Et pourtant les deux ennemis d’Israël ne sont intrinsèquement qu’un ennemi unique. Le temps et, une fois encore, l’histoire juive, nous relatent la manière dont l’affaiblissement de notre identité spirituelle mène invariablement au déclin physique. L’ennemi de l’âme juive est un ennemi du corps juif tout comme un ennemi du corps juif est évidemment l’ennemi de l’âme juive.

C’est là la leçon implicite dans le verset d’ouverture de notre Paracha : notre première ligne de défense dans la guerre pour la survie du peuple juif est la prise de conscience que nos «ennemis» pluriels sont en réalité un «le» singulier, que le sort physique et le sort spirituel de notre peuple sont inexorablement liés, que nous devons considérer chaque attaque contre un Juif comme une attaque contre l’esprit éternel d’Israël et traiter chaque danger spirituel comme une menace pour notre survie physique.

Que faire pour gagner la guerre ? Comment mener la bataille pour que D.ieu «le livre entre nos mains» ? La réponse réside dans une autre curiosité grammaticale apparaissant dans ce premier verset.

«Quand tu pars en guerre sur tes ennemis…»

Concentrons-nous maintenant sur le mot «sur», Al en hébreu. Le mot hébreu Al signifie dans ce contexte «contre». Selon le sens littéral du verset, partir en guerre «sur tes ennemis» signifie faire la guerre «contre tes ennemis». Mais ce mot peut aussi être compris dans le sens de «au-dessus» : ne pars pas en guerre contre eux, pars en guerre au-dessus d’eux.

Nous avons constaté cela si souvent dans notre expérience que nous ne devrions pas avoir besoin d’une astuce grammaticale pour nous en informer. Quand nous allons à la guerre au-dessus de nos ennemis, confiants dans notre supériorité morale et spirituelle, sans nous excuser de la justesse de notre cause, nous finissons toujours par triompher, même si nous sommes inférieurs en nombre par les hommes et les armes. Mais quand nous commençons à douter du bien-fondé et de la justification de notre combat, quand nous commençons à considérer les meurtriers décadents comme nos égaux en moralité, nous sommes portés à perdre du terrain même quand, sur le plan matériel, nous tenons l’avantage militaire et stratégique.
La leçon est aussi simple que profonde : «quand tu partiras en guerre sur tes ennemis, D.ieu le livrera entre tes mains…»

Le verset continue : «et tu prendras des captifs» Le mot employé ici n’est pas Chévi mais Chivio qui signifie littéralement «sa capture». L’implication en est que nous regagnerons la capture de l’ennemi c'est-à-dire ce que l’ennemi a capturé de parmi nous dans le passé.

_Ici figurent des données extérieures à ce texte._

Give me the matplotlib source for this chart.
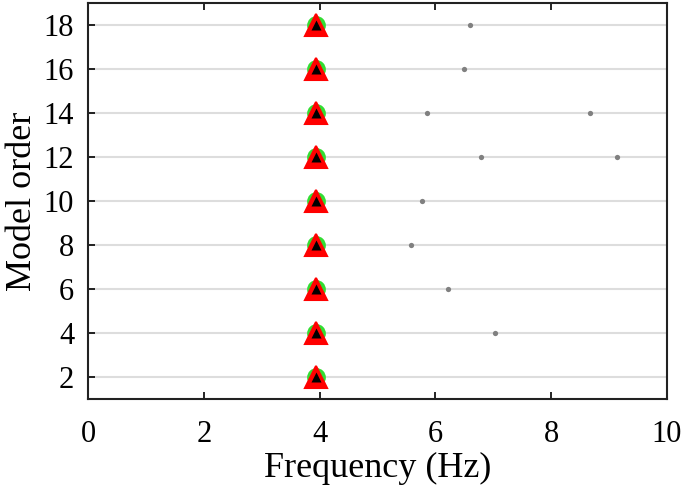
import matplotlib
matplotlib.use('Agg')
import matplotlib.pyplot as plt
import numpy as np

plt.rcParams['font.family'] = ['Liberation Serif', 'DejaVu Serif']

# stable poles (all orders)
orders = [2, 4, 6, 8, 10, 12, 14, 16, 18]
stable_freq = [3.94, 3.94, 3.94, 3.94, 3.94, 3.94, 3.94, 3.94, 3.94]

# other (unstable) poles
other_order = [4, 6, 8, 10, 12, 12, 14, 14, 16, 18]
other_freq = [7.03, 6.22, 5.58, 5.77, 6.79, 9.14, 5.86, 8.67, 6.49, 6.60]

fig = plt.figure(figsize=(6.85, 4.88), dpi=100)
ax = fig.add_axes([0.1285, 0.1824, 0.8452, 0.8115])

ax.grid(axis='y', color='#dddddd', linewidth=1.5, zorder=0)
ax.set_axisbelow(True)

ax.plot(other_freq, other_order, 'o', color='#808080', ms=3.8, mec='none', zorder=3)
ax.plot(stable_freq, orders, 'o', color='#33dd33', ms=13.5, mec='none', zorder=4)
ax.plot(stable_freq, orders, '^', color='red', ms=16, mec='red', mew=1.5, zorder=5)
ax.plot(stable_freq, orders, '^', color='black', ms=7, mec='none', zorder=6)

ax.set_xlim(0, 10)
ax.set_ylim(1, 19)
ax.set_xticks(np.arange(0, 11, 2))
ax.set_yticks(np.arange(2, 19, 2))
ax.tick_params(direction='in', top=True, right=False, length=5, width=1.2,
               labelsize=22, colors='black')
ax.tick_params(axis='x', pad=15)
ax.tick_params(axis='y', pad=10)
for s in ax.spines.values():
    s.set_linewidth(1.5)
    s.set_color('#222222')

ax.set_xlabel('Frequency (Hz)', fontsize=26, labelpad=2)
ax.set_ylabel('Model order', fontsize=26, labelpad=3)

fig.savefig('out.png', dpi=100)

L’une des tâches de Machia’h, dans les premières étapes de sa révélation et de ses activités publiques, sera, selon les paroles de Maimonide : «il mènera les batailles de D.ieu et rencontrera le succès». Ainsi la Paracha fait-elle allusion aux batailles et à la victoire de Machia’h et cela s’applique également à la conclusion «et tu prendras sa capture».

A l’issue de la bataille messianique, le peuple d’Israël retrouvera tous les objets précieux tombés entre les mains des nations du monde au cours de l ‘exil et gardés toutes ces années. Cela signifie essentiellement le Beth Hamikdach, le Temple de Jérusalem. Les nations ont poursuivi le peuple juif tout au long des temps et leur objectif premier a toujours été notre centre spirituel, le Beth Hamikdach. Ils ont en fait atteint leur but par la destruction des deux Temples. Car tant que le troisième Temple n’est pas reconstruit (ce qui sera l’œuvre de Machia’h), le Beth Hamikdach reste entre leurs mains. Quand Machia’h gagnera ses batailles nous récupérerons «la capture» de l’ennemi par sa restauration.